Okay, so we pretty much know who’s running our country for the immediate future. Now we can look a bit further.

I’ll start by asking whether Jacob Zuma will succeed where Thabo Mbeki could not. Politically, the man from the fiefdom of Nkandla is today where Mbeki was 10 years ago.

Mbeki was in his second and last term as president of the ­country. He had won his second term as party leader at the ANC’s 2002 elective conference.

Unlike with the state presidency, Mbeki could win a third term at Luthuli House as ANC president by securing ­­­re-election in Polokwane in 2007.

In this way, he could continue ruling the country from party headquarters with a state president of his choice acting as proxy.

Last week, Zuma named his deputy, Cyril Ramaphosa, and set the scene for the road to the next ANC elective congress in 2017.

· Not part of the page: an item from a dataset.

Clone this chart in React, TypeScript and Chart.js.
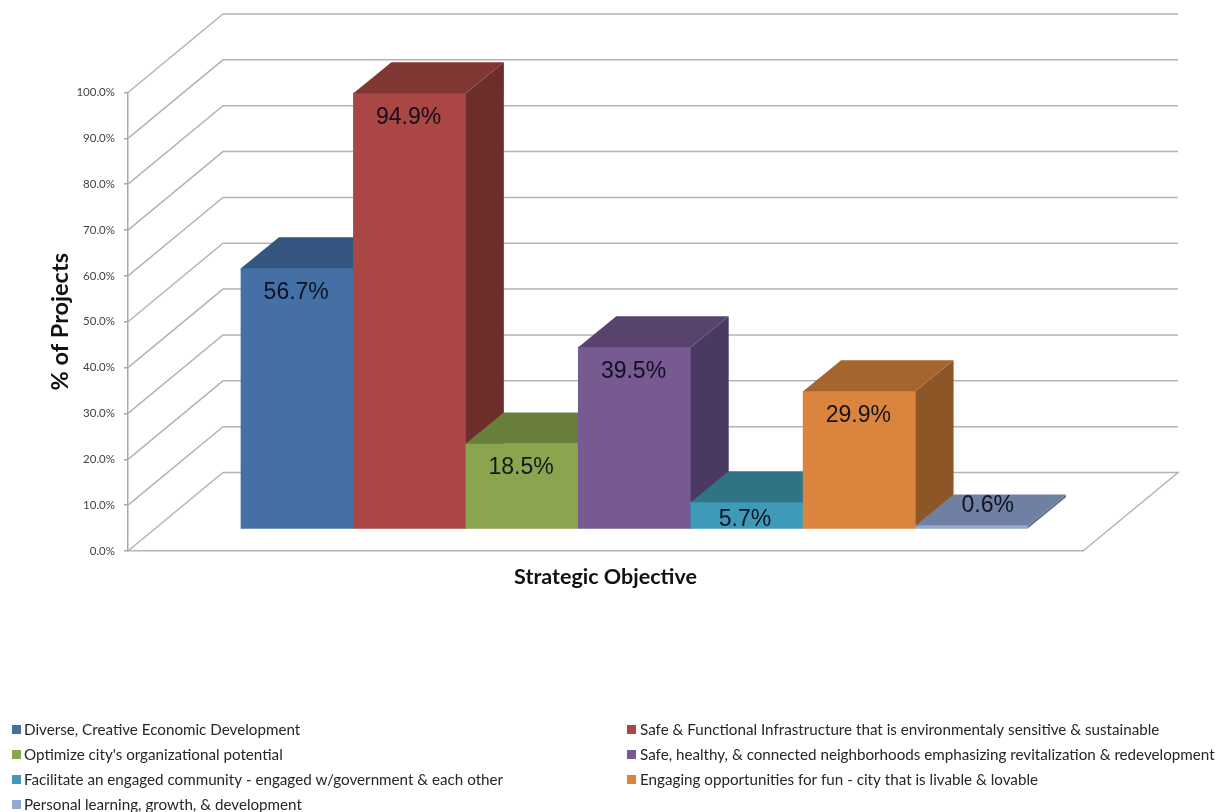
import React, { useEffect, useRef } from "react";
import { Chart, registerables } from "chart.js";

Chart.register(...registerables);

const objectives = [
  "Diverse, Creative Economic Development",
  "Safe & Functional Infrastructure that is environmentaly sensitive & sustainable",
  "Optimize city's organizational potential",
  "Safe, healthy, & connected neighborhoods emphasizing revitalization & redevelopment",
  "Facilitate an engaged community - engaged w/government & each other",
  "Engaging opportunities for fun - city that is livable & lovable",
  "Personal learning, growth, & development",
];
const percentages = [56.7, 94.9, 18.5, 39.5, 5.7, 29.9, 0.6];
const yTickValues = [0, 10, 20, 30, 40, 50, 60, 70, 80, 90, 100];

const frontColors = ["#4470a5", "#aa4643", "#89a54e", "#775a92", "#3f9ab8", "#db843d", "#93a9cf"];
const topColors = ["#34557f", "#803632", "#6a7f3c", "#58436f", "#2f7485", "#a6652e", "#6f80a2"];
const sideColors = ["#2e4a6e", "#6d2d2a", "#5b6d33", "#4a3960", "#286472", "#8d5627", "#5f6f8c"];

const AREA = { left: 128, right: 1083, top: 92.5, bottom: 551 };
const WALL = { dx: 95, dy: 78.5 };
const BAR_DEPTH = { dx: 38, dy: 31 };
const LEGEND_X = [12, 627];
const LEGEND_Y = [730, 755, 780, 805];

const cube3d = {
  id: "cube3d",
  beforeDatasetsDraw(chart: any) {
    const { ctx } = chart;
    const y = chart.scales.y;
    const left = AREA.left;
    ctx.save();
    ctx.strokeStyle = "#b4b4b4";
    ctx.lineWidth = 1.5;
    for (const v of yTickValues) {
      const py = y.getPixelForValue(v);
      ctx.beginPath();
      ctx.moveTo(left, py);
      ctx.lineTo(left + WALL.dx, py - WALL.dy);
      ctx.lineTo(AREA.right + WALL.dx, py - WALL.dy);
      if (v === 0) ctx.lineTo(AREA.right, py);
      ctx.stroke();
    }
    ctx.restore();
  },
  afterDatasetDraw(chart: any, args: any) {
    const { ctx } = chart;
    const bar = chart.getDatasetMeta(args.index).data[0];
    const i = args.index;
    const l = bar.x - bar.width / 2;
    const r = bar.x + bar.width / 2;
    const t = bar.y;
    const b = bar.base;
    const { dx, dy } = BAR_DEPTH;
    ctx.save();
    ctx.fillStyle = sideColors[i];
    ctx.beginPath();
    ctx.moveTo(r, t);
    ctx.lineTo(r + dx, t - dy);
    ctx.lineTo(r + dx, b - dy);
    ctx.lineTo(r, b);
    ctx.closePath();
    ctx.fill();
    ctx.fillStyle = topColors[i];
    ctx.beginPath();
    ctx.moveTo(l, t);
    ctx.lineTo(l + dx, t - dy);
    ctx.lineTo(r + dx, t - dy);
    ctx.lineTo(r, t);
    ctx.closePath();
    ctx.fill();
    ctx.restore();
  },
  afterDatasetsDraw(chart: any) {
    const { ctx } = chart;
    ctx.save();
    ctx.font = '23px "Liberation Sans"';
    ctx.textAlign = "center";
    ctx.textBaseline = "middle";
    ctx.fillStyle = "rgba(10,10,25,0.92)";
    chart.data.datasets.forEach((_: any, i: number) => {
      const bar = chart.getDatasetMeta(i).data[0];
      const h = bar.base - bar.y;
      let lx = bar.x - 1;
      let ly = bar.y + 24;
      if (h < 10) {
        lx = bar.x + BAR_DEPTH.dx / 2 - 3;
        ly = bar.y - 20;
      } else if (h < 40) {
        lx = bar.x - 2;
        ly = bar.base - 9;
      }
      ctx.fillText(percentages[i].toFixed(1) + "%", lx, ly);
    });
    ctx.restore();

    // two-column legend
    ctx.save();
    ctx.font = "15.2px Lato";
    ctx.textBaseline = "middle";
    ctx.textAlign = "left";
    chart.data.datasets.forEach((ds: any, i: number) => {
      const col = i % 2;
      const row = Math.floor(i / 2);
      const x = LEGEND_X[col];
      const yy = LEGEND_Y[row];
      ctx.fillStyle = frontColors[i];
      ctx.fillRect(x, yy - 5, 9, 9);
      ctx.fillStyle = "#262626";
      ctx.fillText(ds.label, x + 12 + col, yy);
    });
    ctx.restore();
  },
};

export default function App() {
  const ref = useRef<HTMLCanvasElement>(null);
  useEffect(() => {
    document.body.style.margin = "0";
    const pxPerY = (AREA.bottom - AREA.top) / 100;
    const barFloorOffset = (AREA.bottom - 528.3) / pxPerY;
    const pxPerBar = 112.43;
    const firstCenter = 297.2;
    const chart = new Chart(ref.current!, {
      type: "bar",
      data: {
        datasets: objectives.map((label, i) => ({
          label,
          data: [{ x: i, y: percentages[i] }],
          backgroundColor: frontColors[i],
          borderWidth: 0,
          yAxisID: "yBars",
          order: objectives.length - i,
          grouped: false,
          categoryPercentage: 1,
          barPercentage: 1,
        })),
      } as any,
      plugins: [cube3d],
      options: {
        responsive: false,
        animation: false,
        devicePixelRatio: 1,
        layout: {
          padding: {
            left: 0,
            top: AREA.top,
            right: 1225 - AREA.right,
            bottom: 812 - AREA.bottom - 40,
          },
        },
        plugins: { legend: { display: false }, tooltip: { enabled: false } },
        scales: {
          x: {
            type: "linear",
            offset: false,
            min: (AREA.left - firstCenter) / pxPerBar,
            max: (AREA.right - firstCenter) / pxPerBar,
            grid: { display: false },
            border: { display: true, color: "#b4b4b4", width: 1.5 },
            ticks: { display: false },
            title: {
              display: true,
              text: "Strategic Objective",
              font: { family: "Lato", weight: "bold", size: 21.5 },
              color: "#111",
              padding: { top: 0, bottom: 1 },
            },
            afterFit(s: any) {
              s.height = 40;
              s.paddingLeft = s.paddingRight = 0;
            },
          },
          y: {
            type: "linear",
            position: "left",
            min: 0,
            max: 100,
            afterBuildTicks(s: any) {
              s.ticks = yTickValues.map((value) => ({ value }));
            },
            grid: { drawOnChartArea: false, drawTicks: true, tickLength: 4, color: "#a8a8a8", lineWidth: 1.5 },
            border: { display: true, color: "#a8a8a8", width: 1.5 },
            ticks: {
              padding: 9,
              color: "#444",
              font: { family: "Lato", size: 11.5 },
              callback: (v: any) => Number(v).toFixed(1) + "%",
            },
            title: {
              display: true,
              text: "% of Projects",
              font: { family: "Lato", weight: "bold", size: 23.5 },
              color: "#111",
              padding: { top: 46, bottom: 0 },
            },
            afterFit(s: any) {
              s.width = AREA.left;
              s.paddingTop = s.paddingBottom = 0;
            },
          },
          yBars: {
            type: "linear",
            position: "left",
            display: false,
            min: -barFloorOffset,
            max: 100 - barFloorOffset,
          },
        },
      } as any,
    });
    return () => chart.destroy();
  }, []);
  return <canvas ref={ref} width={1225} height={812} style={{ display: "block" }} />;
}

Customarily, it is expected that, towards the end of a president’s term, the ANC will have a sense of who will lead it and the country for the next 10 years.

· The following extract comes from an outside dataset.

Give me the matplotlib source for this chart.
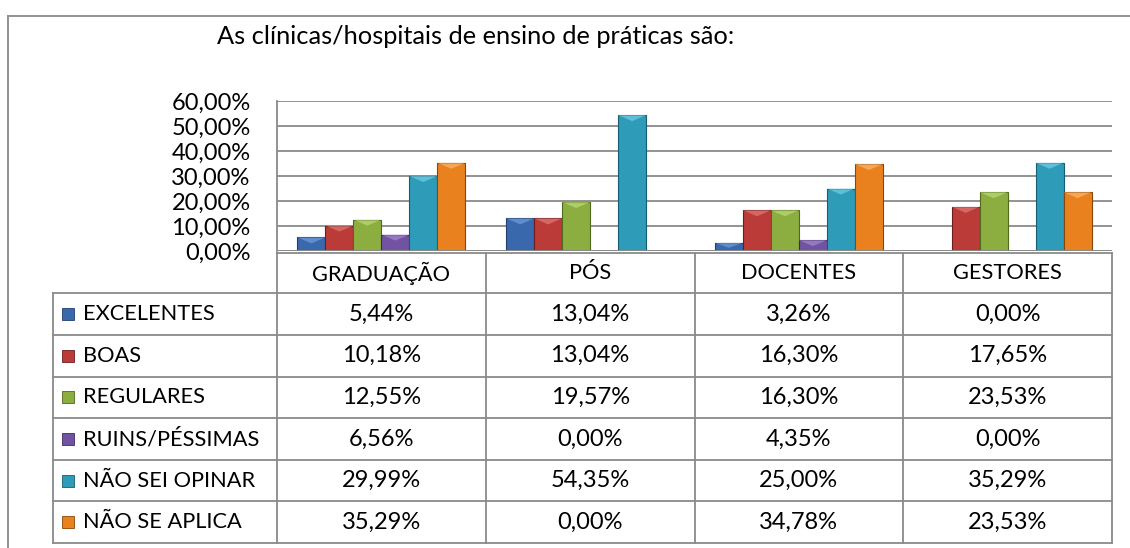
import matplotlib.pyplot as plt
from matplotlib.patches import Polygon, Rectangle
from matplotlib.ticker import FuncFormatter
import numpy as np

plt.rcParams['font.family'] = ['Lato', 'DejaVu Sans']

# Survey answers per group (percent)
groups = ["GRADUAÇÃO", "PÓS", "DOCENTES", "GESTORES"]
answers = ["EXCELENTES", "BOAS", "REGULARES", "RUINS/PÉSSIMAS", "NÃO SEI OPINAR", "NÃO SE APLICA"]
excelentes = [5.44, 13.04, 3.26, 0.00]
boas = [10.18, 13.04, 16.30, 17.65]
regulares = [12.55, 19.57, 16.30, 23.53]
ruins = [6.56, 0.00, 4.35, 0.00]
nao_sei = [29.99, 54.35, 25.00, 35.29]
nao_aplica = [35.29, 0.00, 34.78, 23.53]
series = [excelentes, boas, regulares, ruins, nao_sei, nao_aplica]

colors = ["#3a68ad", "#bb3b38", "#8cae40", "#7153a1", "#2e9cb9", "#e9811f"]
edges = ["#1f3f70", "#6e1c1a", "#4f6a1c", "#3f2a64", "#155d70", "#8a4508"]
tops = ["#7aa6e6", "#e68683", "#c4e27e", "#ad93d8", "#7fd8ee", "#ffc07a"]

W, H = 1130, 548
fig = plt.figure(figsize=(W / 100, H / 100), dpi=100)
grey = "#8a8a8a"
fs_num = 17      # numbers
fs_cap = 15.7    # upper-case labels


def px(x, y):
    return x / W, 1 - y / H


# outer chart frame
fig.add_artist(plt.Line2D([px(8, 0)[0], px(8, 0)[0]], [px(0, 16)[1], 0], color=grey, lw=1.3))
fig.add_artist(plt.Line2D([px(8, 0)[0], 1], [px(0, 16)[1], px(0, 16)[1]], color=grey, lw=1.3))

fig.text(*px(476, 36), "As clínicas/hospitais de ensino de práticas são:",
         ha="center", va="center", fontsize=18.3)

ax_l, ax_r, ax_t, ax_b = 277, 1112, 101, 251
ax = fig.add_axes([ax_l / W, 1 - ax_b / H, (ax_r - ax_l) / W, (ax_b - ax_t) / H])

x = np.arange(len(groups))
w = 0.134
bevel = 2.4
for k, vals in enumerate(series):
    for i, v in enumerate(vals):
        if v <= 0:
            continue
        xc = x[i] + (k - 2.5) * w
        ax.bar(xc, v, width=w, color=colors[k], edgecolor=edges[k], lw=0.8, zorder=3)
        d = min(bevel, v * 0.6)
        ax.add_patch(Polygon([[xc - w / 2, v], [xc + w / 2, v], [xc, v - d]],
                             closed=True, facecolor=tops[k], edgecolor="none", alpha=0.6, zorder=4))

ax.set_xlim(-0.5, len(groups) - 0.5)
ax.set_ylim(0, 60)
ax.set_yticks(np.arange(0, 61, 10))
ax.yaxis.set_major_formatter(FuncFormatter(lambda v, _: f"{v:.2f}%".replace(".", ",")))
ax.tick_params(axis="y", length=0, pad=19, labelsize=fs_num)
ax.set_xticks([])
ax.grid(axis="y", color=grey, lw=1.3, zorder=0)
for s in ["top", "right", "bottom"]:
    ax.spines[s].set_visible(False)
ax.spines["left"].set_color(grey)
ax.spines["left"].set_linewidth(1.3)
ax.axhline(0, color=grey, lw=1.3, zorder=5)

# data table under the plot
tr = ax.get_xaxis_transform()
h_ax = ax_b - ax_t


def fy(p):
    return (ax_b - p) / h_ax


left_frac = (53 - ax_l) / (ax_r - ax_l)
head_top, head_bot, row_h = 253, 293.3, 41.6
n_rows = len(answers)
row_lines = [head_bot + j * row_h for j in range(n_rows + 1)]
bottom = row_lines[-1]

kw = dict(color=grey, lw=1.3, clip_on=False)
ax.plot([-0.5, len(groups) - 0.5], [fy(head_top)] * 2, transform=tr, **kw)
for p in row_lines:
    ax.plot([left_frac, 1], [fy(p)] * 2, transform=ax.transAxes, **kw)
ax.plot([left_frac, left_frac], [fy(head_bot), fy(bottom)], transform=ax.transAxes, **kw)
for b in np.arange(len(groups) + 1) - 0.5:
    ax.plot([b, b], [fy(head_top), fy(bottom)], transform=tr, **kw)

for i, g in enumerate(groups):
    ax.text(x[i], fy((head_top + head_bot) / 2), g, transform=tr,
            ha="center", va="center", fontsize=fs_cap, clip_on=False)

for j, name in enumerate(answers):
    yc = fy(row_lines[j] + row_h / 2)
    for i in range(len(groups)):
        ax.text(x[i], yc, f"{series[j][i]:.2f}%".replace(".", ","), transform=tr,
                ha="center", va="center", fontsize=fs_num, clip_on=False)
    sq_l = (62 - ax_l) / (ax_r - ax_l)
    sq_w = 12 / (ax_r - ax_l)
    sq_h = 12 / h_ax
    ax.add_patch(Rectangle((sq_l, yc - sq_h / 2), sq_w, sq_h, transform=ax.transAxes,
                           facecolor=colors[j], edgecolor=edges[j], lw=0.6, clip_on=False))
    ax.text((83 - ax_l) / (ax_r - ax_l), yc, name, transform=ax.transAxes,
            ha="left", va="center", fontsize=fs_cap, clip_on=False)

fig.savefig("out.png", dpi=100)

Ordinarily, you’d assume the job would go to the deputy president, in this case Ramaphosa. Except things might not be what they used to be. By attempting to hold on to power when he challenged Zuma at Polokwane in 2007, Mbeki could have taught his former deputy to also want more than the customary two ANC terms.

The man we call Number?1 begins the road to 2017 with an interesting deputy. Ramaphosa returns to politics with business experience and an eager reception from the private sector.

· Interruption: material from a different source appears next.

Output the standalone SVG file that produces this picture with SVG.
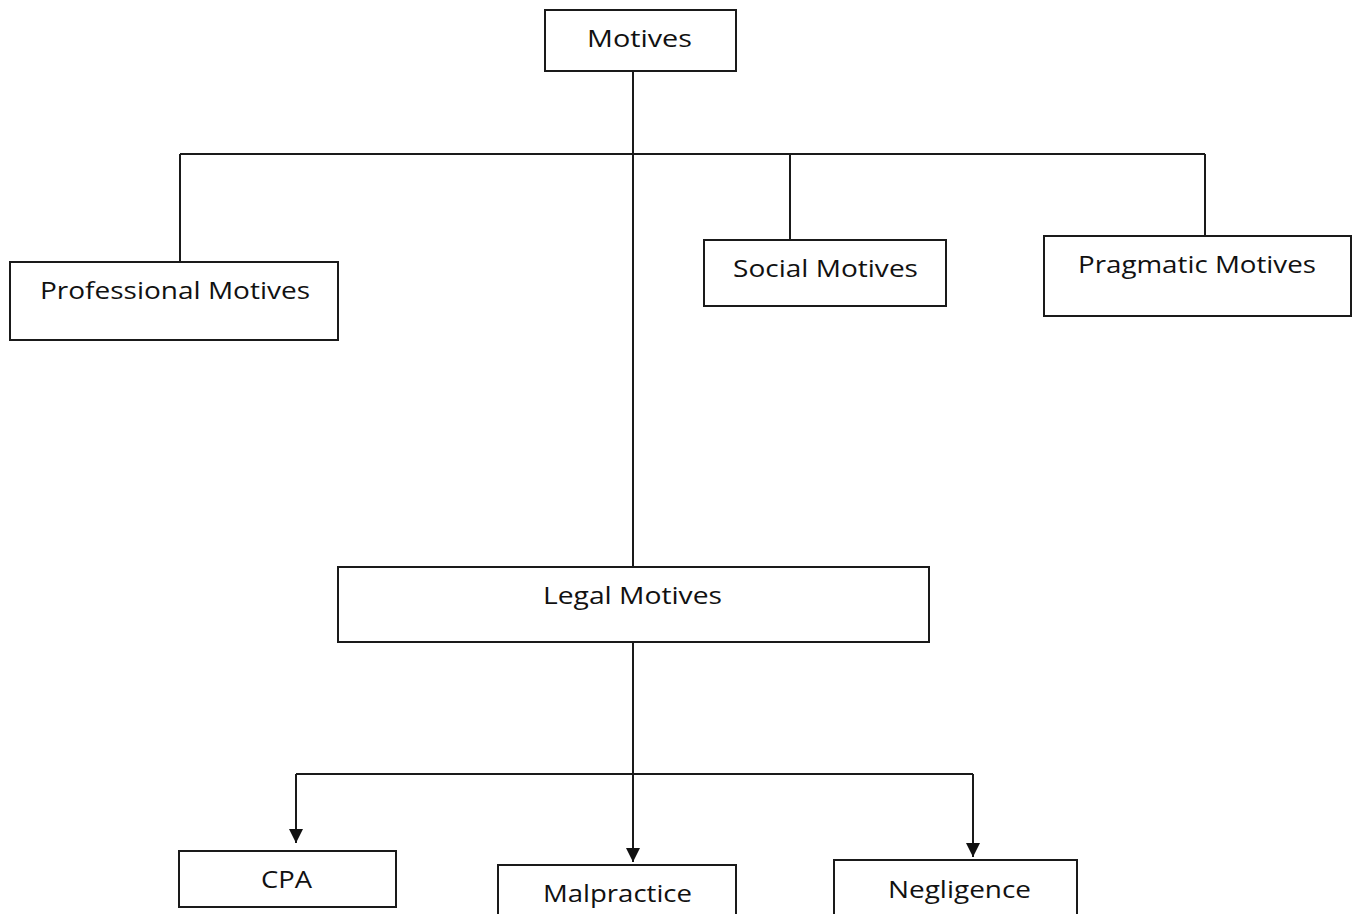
<svg xmlns="http://www.w3.org/2000/svg" width="1354" height="914" viewBox="0 0 1354 914">
<defs>
<style>
.box{fill:#fff;stroke:#1a1a1a;stroke-width:2}
.ln{fill:none;stroke:#1a1a1a;stroke-width:2}
.t{font-family:"Open Sans","DejaVu Sans",sans-serif;font-size:23px;fill:#111}
</style>
<marker id="arr" viewBox="0 0 10 10" refX="10" refY="5" markerWidth="14" markerHeight="14" markerUnits="userSpaceOnUse" orient="auto">
<path d="M0,0 L10,5 L0,10 z" fill="#111"/>
</marker>
</defs>
<rect width="1354" height="914" fill="#fff"/>
<g id="connectors">
<path class="ln" d="M633,71 V567"/>
<path class="ln" d="M180,154 H1205"/>
<path class="ln" d="M180,154 V262"/>
<path class="ln" d="M790,154 V240"/>
<path class="ln" d="M1205,154 V236"/>
<path class="ln" d="M633,642 V862" marker-end="url(#arr)"/>
<path class="ln" d="M296,774 H973"/>
<path class="ln" d="M296,774 V843" marker-end="url(#arr)"/>
<path class="ln" d="M973,774 V857" marker-end="url(#arr)"/>
</g>
<g id="motives">
<rect class="box" x="545" y="10" width="191" height="61"/>
<text class="t" x="587" y="47" textLength="105" lengthAdjust="spacingAndGlyphs">Motives</text>
</g>
<g id="professional">
<rect class="box" x="10" y="262" width="328" height="78"/>
<text class="t" x="40" y="299" textLength="270" lengthAdjust="spacingAndGlyphs">Professional Motives</text>
</g>
<g id="social">
<rect class="box" x="704" y="240" width="242" height="66"/>
<text class="t" x="733" y="277" textLength="185" lengthAdjust="spacingAndGlyphs">Social Motives</text>
</g>
<g id="pragmatic">
<rect class="box" x="1044" y="236" width="307" height="80"/>
<text class="t" x="1078" y="273" textLength="238" lengthAdjust="spacingAndGlyphs">Pragmatic Motives</text>
</g>
<g id="legal">
<rect class="box" x="338" y="567" width="591" height="75"/>
<text class="t" x="543" y="604" textLength="179" lengthAdjust="spacingAndGlyphs">Legal Motives</text>
</g>
<g id="cpa">
<rect class="box" x="179" y="851" width="217" height="56"/>
<text class="t" x="261" y="888" textLength="51" lengthAdjust="spacingAndGlyphs">CPA</text>
</g>
<g id="malpractice">
<rect class="box" x="498" y="865" width="238" height="60"/>
<text class="t" x="543" y="902" textLength="149" lengthAdjust="spacingAndGlyphs">Malpractice</text>
</g>
<g id="negligence">
<rect class="box" x="834" y="860" width="243" height="65"/>
<text class="t" x="888" y="898" textLength="143" lengthAdjust="spacingAndGlyphs">Negligence</text>
</g>
</svg>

As a result, much ink has been spent on how this makes him best suited to head the implementation of the National Development Plan. If he succeeds, he’ll have it as proof that he is fit to govern both party and country come 2017.

But the buffalo-buying tycoon is not trusted by Zuma’s inner circle.

It has been reported that Ramaphosa cannot be trusted to keep the lid on the spy tapes that were used to keep Zuma from prosecution.

Further, Ramaphosa’s fortunes could be weakened by those with left-leaning views in the tripartite alliance who consider him too centrist or even right-leaning.

Teachers’ union Sadtu’s Mugwena Maluleke has already said the cosy relationship between trade union leaders and business is weakening unions. Ramaphosa can’t count on left-leaning alliance partners.

And he’s not helped by appearing to side with business in the Marikana massacre. And so, he re-enters his dialogue with state politics wearing a knotted dashiki.